Single by Taylor Dayne

from the album Tell It to My Heart
- B-side: "Where Does That Boy Hang Out"
- Released: May 6, 1988
- Recorded: 1987
- Genre: R&B; pop;
- Length: 4:33
- Label: Arista
- Songwriter: Jimmy George
- Producer: Ric Wake

Taylor Dayne singles chronology
| "Prove Your Love" (1988) | "I'll Always Love You" (1988) | "Don't Rush Me" (1988) |

Music video
- "I'll Always Love You" on YouTube

= I'll Always Love You (Taylor Dayne song) =

"I'll Always Love You" is a song by American singer Taylor Dayne and the third single from her debut studio album, Tell It to My Heart (1988). It was released on May 6, 1988, via Arista Records. It was penned by Jimmy George and produced by Ric Wake.

Dayne was nominated for a Grammy Award for Best Female R&B Vocal for her performance on "I'll Always Love You" in 1989. The song was also nominated for Best R&B Song that year. "I'll Always Love You" was certified gold by the Recording Industry Association of America (RIAA).

==Background==
The song is a romantic ballad, showcasing Dayne's softer side—after the first two singles released were mainly freestyle, dance-pop tracks—paving her way to the adult contemporary charts. It features sensuous love lyrics accompanied by a saxophone instrumental performed by Richie Cannata, who has played for other mainstream acts, including the Billy Joel Band.

== Critical reception ==
Betty Hollars and John Martinucci of the Gavin Report responded favorably saying, "Taylor Dayne decelerates from 100BPM and coasts into a ballad. Urban stations shouldn't have trouble taking to this third release from her debut album, Tell It To My Heart."

==Chart performance==
This single was her first crossover hit, being her first song on the adult contemporary radio format and her only song to chart on the R&B chart. It reached number three on the Billboard Hot 100 during both of the weeks that "Don't Worry, Be Happy", by Bobby McFerrin, held the number-one spot (the weeks ending September 24 and October 1, 1988). "I'll Always Love You" stayed in the Hot 100 for 30 weeks. It also held the number-two spot on Billboard's Adult Contemporary Chart for two weeks, behind "One Good Woman", by Peter Cetera.

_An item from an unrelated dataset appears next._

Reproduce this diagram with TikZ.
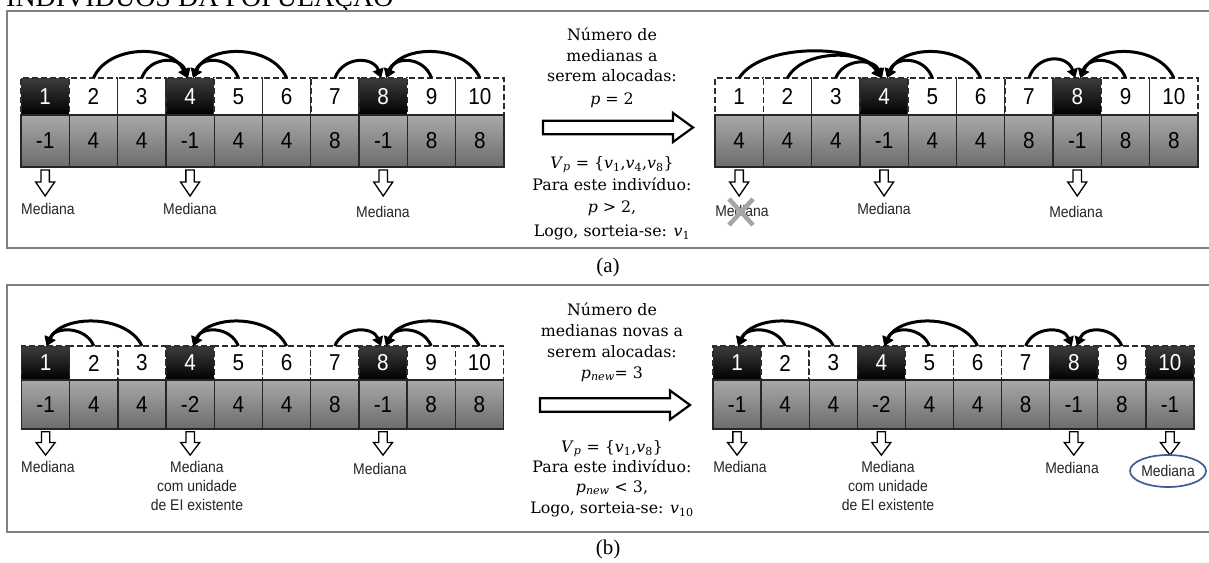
\documentclass[tikz,border=0pt]{standalone}
\usepackage{fontspec}
\usetikzlibrary{arrows.meta,shapes.geometric}
\newfontfamily\sansf[FakeStretch=0.9]{Liberation Sans}
\newfontfamily\serf{DejaVu Serif}
\newfontfamily\timesf{Liberation Serif}
\definecolor{framegray}{RGB}{128,128,128}
\definecolor{dashc}{RGB}{45,45,45}
\definecolor{celltop}{RGB}{168,168,168}
\definecolor{cellbot}{RGB}{108,108,108}
\definecolor{blktop}{RGB}{60,60,60}
\definecolor{ellblue}{RGB}{62,94,150}
\definecolor{crossgray}{RGB}{165,165,165}
\tikzset{
 cellbase/.style={rectangle, inner sep=0pt, outer sep=0pt, anchor=north west, font=\sansf\fontsize{23}{23}\selectfont},
 wcell/.style={cellbase, fill=white, draw=dashc, dash pattern=on 6pt off 3pt, line width=1.5pt, text=black},
 mcell/.style={cellbase, top color=blktop, bottom color=black, draw=dashc, dash pattern=on 6pt off 3pt, line width=1.5pt, text=white},
 vcell/.style={cellbase, top color=celltop, bottom color=cellbot, draw=black!85, line width=1.3pt, text=black},
 arc/.style={line width=3pt, -{Triangle[length=9pt,width=11pt]}},
 harrow/.style={draw=black, line width=1.3pt, fill=white, line join=miter},
 bigarrow/.style={draw=black, line width=2.2pt, fill=white, line join=miter},
 medlabel/.style={font=\sansf\fontsize{15.5}{18.6}\selectfont, inner sep=0pt, align=center, text=black!85},
 midtext/.style={font=\serf\fontsize{15.8}{20}\selectfont, inner sep=0pt, anchor=base},
 frame/.style={draw=framegray, line width=2pt},
 caption/.style={font=\timesf\fontsize{21}{21}\selectfont, inner sep=0pt},
}
\newcommand\cellarray[7]{%
  \foreach \i/\s/\v in {#7} {
    \node[\s, minimum width=#3pt, minimum height=#5pt] (#1t\i) at ({#2+(\i-1)*#3},#4) {\i};
    \node[vcell, minimum width=#3pt, minimum height=#6pt] (#1b\i) at ({#2+(\i-1)*#3},#4+#5) {\v};
  }%
}
\newcommand\downarr[2]{%
  \draw[harrow, shift={(#1.south)}, yscale=#2] (-4.2,3) -- (4.2,3) -- (4.2,15) -- (9.5,15) -- (0,29) -- (-9.5,15) -- (-4.2,15) -- cycle;%
}
\begin{document}
\begin{tikzpicture}[x=1pt,y=-1pt]
\useasboundingbox (0,0) rectangle (1209,562);
\clip (0,0) rectangle (1209,562);
\fill[white] (0,0) rectangle (1209,562);

% title (cut off at the top edge, as in the reference)
\node[anchor=base west, inner sep=0pt, font=\timesf\fontsize{28}{28}\selectfont] (title) at (6,6.5) {INDIVÍDUOS DA POPULAÇÃO};

% frames
\draw[frame] (7,11) rectangle (1240,248);
\draw[frame] (7,285) rectangle (1240,532);
\node[caption] (capa) at (608,267) {(a)};
\node[caption] (capb) at (608,549) {(b)};

% ===== (a) =====
\cellarray{aL}{21}{48.3}{78}{37}{52}{1/mcell/-1,2/wcell/4,3/wcell/4,4/mcell/-1,5/wcell/4,6/wcell/4,7/wcell/8,8/mcell/-1,9/wcell/8,10/wcell/8}
\cellarray{aR}{715}{48.3}{78}{37}{52}{1/wcell/4,2/wcell/4,3/wcell/4,4/mcell/-1,5/wcell/4,6/wcell/4,7/wcell/8,8/mcell/-1,9/wcell/8,10/wcell/8}

% arcs (a) left
\draw[arc] (aLt2.north) .. controls +(15,-34) and +(-15,-34) .. ([xshift=-3pt]aLt4.north);
\draw[arc] (aLt3.north) .. controls +(8,-22) and +(-8,-22) .. ([xshift=-2pt]aLt4.north);
\draw[arc] (aLt5.north) .. controls +(-8,-22) and +(8,-22) .. ([xshift=3pt]aLt4.north);
\draw[arc] (aLt6.north) .. controls +(-15,-34) and +(15,-34) .. ([xshift=3pt]aLt4.north);
\draw[arc] (aLt7.north) .. controls +(8,-22) and +(-8,-22) .. ([xshift=-2pt]aLt8.north);
\draw[arc] (aLt9.north) .. controls +(-8,-22) and +(8,-22) .. ([xshift=3pt]aLt8.north);
\draw[arc] (aLt10.north) .. controls +(-15,-34) and +(15,-34) .. ([xshift=3pt]aLt8.north);

% arcs (a) right
\draw[arc] (aRt1.north) .. controls +(22,-35) and +(-22,-35) .. ([xshift=-3pt]aRt4.north);
\draw[arc] (aRt2.north) .. controls +(15,-29) and +(-15,-29) .. ([xshift=-3pt]aRt4.north);
\draw[arc] (aRt3.north) .. controls +(8,-20) and +(-8,-20) .. ([xshift=-2pt]aRt4.north);
\draw[arc] (aRt5.north) .. controls +(-8,-22) and +(8,-22) .. ([xshift=3pt]aRt4.north);
\draw[arc] (aRt6.north) .. controls +(-15,-34) and +(15,-34) .. ([xshift=3pt]aRt4.north);
\draw[arc] (aRt7.north) .. controls +(8,-24) and +(-8,-24) .. ([xshift=-2pt]aRt8.north);
\draw[arc] (aRt9.north) .. controls +(-8,-22) and +(8,-22) .. ([xshift=3pt]aRt8.north);
\draw[arc] (aRt10.north) .. controls +(-15,-34) and +(15,-34) .. ([xshift=3pt]aRt8.north);

% down arrows (a)
\downarr{aLb1}{1} \downarr{aLb4}{1} \downarr{aLb8}{1}
\downarr{aRb1}{1} \downarr{aRb4}{1} \downarr{aRb8}{1}
\node[medlabel] (aLm1) at (48,209) {Mediana};
\node[medlabel] (aLm4) at (190,209) {Mediana};
\node[medlabel] (aLm8) at (383,212) {Mediana};
\node[medlabel] (aRm1) at (742,211) {Mediana};
\node[medlabel] (aRm4) at (884,209) {Mediana};
\node[medlabel] (aRm8) at (1076,212) {Mediana};
\draw[crossgray, line width=4.5pt] (729,199) -- (753,225) (753,199) -- (729,225);

% middle text (a)
\node[midtext] (a1) at (612,40) {Número de};
\node[midtext] (a2) at (612,61) {medianas a};
\node[midtext] (a3) at (612,81) {serem alocadas:};
\node[midtext] (a4) at (612,104) {\textit{p} = 2};
\coordinate (arA) at (543,127.5);
\draw[bigarrow, shift={(arA)}] (0,-6.8) -- (130,-6.8) -- (130,-14.5) -- (150,0) -- (130,14.5) -- (130,6.8) -- (0,6.8) -- cycle;
\node[midtext] (a5) at (612,168) {\textit{V}\textsubscript{\textit{p}} = \{\textit{v}\textsubscript{1},\textit{v}\textsubscript{4},\textit{v}\textsubscript{8}\}};
\node[midtext] (a6) at (612,190) {Para este indivíduo:};
\node[midtext] (a7) at (612,212) {\textit{p} > 2,};
\node[midtext] (a8) at (612,236) {Logo, sorteia-se: \textit{v}\textsubscript{1}};

% ===== (b) =====
\cellarray{bL}{21.5}{48.2}{346}{34}{49}{1/mcell/-1,2/wcell/4,3/wcell/4,4/mcell/-2,5/wcell/4,6/wcell/4,7/wcell/8,8/mcell/-1,9/wcell/8,10/wcell/8}
\cellarray{bR}{713}{48.1}{346}{34}{49}{1/mcell/-1,2/wcell/4,3/wcell/4,4/mcell/-2,5/wcell/4,6/wcell/4,7/wcell/8,8/mcell/-1,9/wcell/8,10/mcell/-1}

% arcs (b) left
\draw[arc] (bLt2.north) .. controls +(-8,-20) and +(8,-20) .. ([xshift=1pt]bLt1.north);
\draw[arc] (bLt3.north) .. controls +(-15,-32) and +(15,-32) .. ([xshift=1pt]bLt1.north);
\draw[arc] (bLt5.north) .. controls +(-8,-20) and +(8,-20) .. ([xshift=3pt]bLt4.north);
\draw[arc] (bLt6.north) .. controls +(-15,-32) and +(15,-32) .. ([xshift=3pt]bLt4.north);
\draw[arc] (bLt7.north) .. controls +(8,-20) and +(-8,-20) .. ([xshift=-2pt]bLt8.north);
\draw[arc] (bLt9.north) .. controls +(-8,-20) and +(8,-20) .. ([xshift=3pt]bLt8.north);
\draw[arc] (bLt10.north) .. controls +(-15,-32) and +(15,-32) .. ([xshift=3pt]bLt8.north);

% arcs (b) right
\draw[arc] (bRt2.north) .. controls +(-8,-20) and +(8,-20) .. ([xshift=1pt]bRt1.north);
\draw[arc] (bRt3.north) .. controls +(-15,-32) and +(15,-32) .. ([xshift=1pt]bRt1.north);
\draw[arc] (bRt5.north) .. controls +(-8,-20) and +(8,-20) .. ([xshift=3pt]bRt4.north);
\draw[arc] (bRt6.north) .. controls +(-15,-32) and +(15,-32) .. ([xshift=3pt]bRt4.north);
\draw[arc] (bRt7.north) .. controls +(8,-20) and +(-8,-20) .. ([xshift=-2pt]bRt8.north);
\draw[arc] (bRt9.north) .. controls +(-8,-20) and +(8,-20) .. ([xshift=3pt]bRt8.north);

% down arrows (b)
\downarr{bLb1}{0.9} \downarr{bLb4}{0.9} \downarr{bLb8}{0.9}
\downarr{bRb1}{0.9} \downarr{bRb4}{0.9} \downarr{bRb8}{0.9} \downarr{bRb10}{0.9}
\node[medlabel] (bLm1) at (48,467) {Mediana};
\node[medlabel] (bLm4) at (197,486) {Mediana\\com unidade\\de EI existente};
\node[medlabel] (bLm8) at (380,469) {Mediana};
\node[medlabel] (bRm1) at (740,467) {Mediana};
\node[medlabel] (bRm4) at (888,486) {Mediana\\com unidade\\de EI existente};
\node[medlabel] (bRm8) at (1072,468) {Mediana};
\node[medlabel, draw=ellblue, line width=1.7pt, ellipse, minimum width=76pt, minimum height=32pt] (bRm10) at (1168,471) {Mediana};

% middle text (b)
\node[midtext] (b1) at (612,315) {Número de};
\node[midtext] (b2) at (612,336) {medianas novas a};
\node[midtext] (b3) at (612,357) {serem alocadas:};
\node[midtext] (b4) at (612,378) {\textit{p}\textsubscript{\textit{new}}= 3};
\coordinate (arB) at (540,405);
\draw[bigarrow, shift={(arB)}] (0,-6.8) -- (130,-6.8) -- (130,-14.5) -- (150,0) -- (130,14.5) -- (130,6.8) -- (0,6.8) -- cycle;
\node[midtext] (b5) at (612,452) {\textit{V}\textsubscript{\textit{p}} = \{\textit{v}\textsubscript{1},\textit{v}\textsubscript{8}\}};
\node[midtext] (b6) at (612,472) {Para este indivíduo:};
\node[midtext] (b7) at (612,492) {\textit{p}\textsubscript{\textit{new}} < 3,};
\node[midtext] (b8) at (612,513) {Logo, sorteia-se: \textit{v}\textsubscript{10}};
\end{tikzpicture}
\end{document}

== Track listings and formats ==

- US, 7" vinyl
A1: "I'll Always Love You — 4:18
B1: "Where Does That Boy Hang Out — 4:18

- US, 12" vinyl maxi-single
A1: "I'll Always Love You" (Single Mix) — 6:40
A2: "I'll Always Love You" (Extended Mix) — 7:40
B1: "Tell It To My Heart" (House Mix) — 8:54
B2: "Prove Your Love" (House Mix) — 7:30

- US, Cassette single
A1: "I'll Always Love You — 4:18
B1: "Where Does That Boy Hang Out — 4:18

- Japan, 7" vinyl
A1: "I'll Always Love You — 4:18
B1: "Where Does That Boy Hang Out — 4:18

- UK, 7" vinyl
A1: "I'll Always Love You — 4:18
B1: "Where Does That Boy Hang Out — 4:18

- UK, CD single
1. "I'll Always Love You" (Extended Mix) — 6:40
2. "Prove Your Love" (House Mix) — 7:30
3. "Where Does That Boy Hang Out — 4:18

- Germany CD single
4. "I'll Always Love You" (Extended Mix) — 6:40
5. "Prove Your Love" (House Mix) — 7:30
6. "Where Does That Boy Hang Out — 4:18

- Australia, 7" vinyl
A: "I'll Always Love You — 4:18
B: "Where Does That Boy Hang Out — 4:18

==Charts==

===Weekly charts===

| Chart (1988) | Peak position |
|---|---|
| Australia (ARIA) | 86 |
| Canada Top Singles (RPM) | 10 |
| Dutch Singles Chart | 85 |
| Germany (Official German Charts) | 38 |
| Italy (FIMI) | 12 |
| Switzerland (Schweizer Hitparade) | 30 |
| UK Singles (Official Charts Company) | 41 |
| US Billboard Hot 100 | 3 |
| US Adult Contemporary (Billboard) | 2 |
| US Hot Black Singles (Billboard) | 21 |

===Year-end charts===

| Chart (1988) | Position |
|---|---|
| Canada Top Singles (RPM) | 88 |
| US Billboard Hot 100 | 20 |

==Certifications==

| Region | Certification | Certified units/sales |
| United States (RIAA) | Gold | 500,000^{^} |
^{^} Shipments figures based on certification alone.

==In popular culture==
In 2012, Dayne performed this song live on This American Life, using it to serenade comedian Tig Notaro, who, every time she had previously encountered Dayne, used to greet her by saying, "Excuse me, I'm sorry to bother you, but I just have to tell you. I love your voice."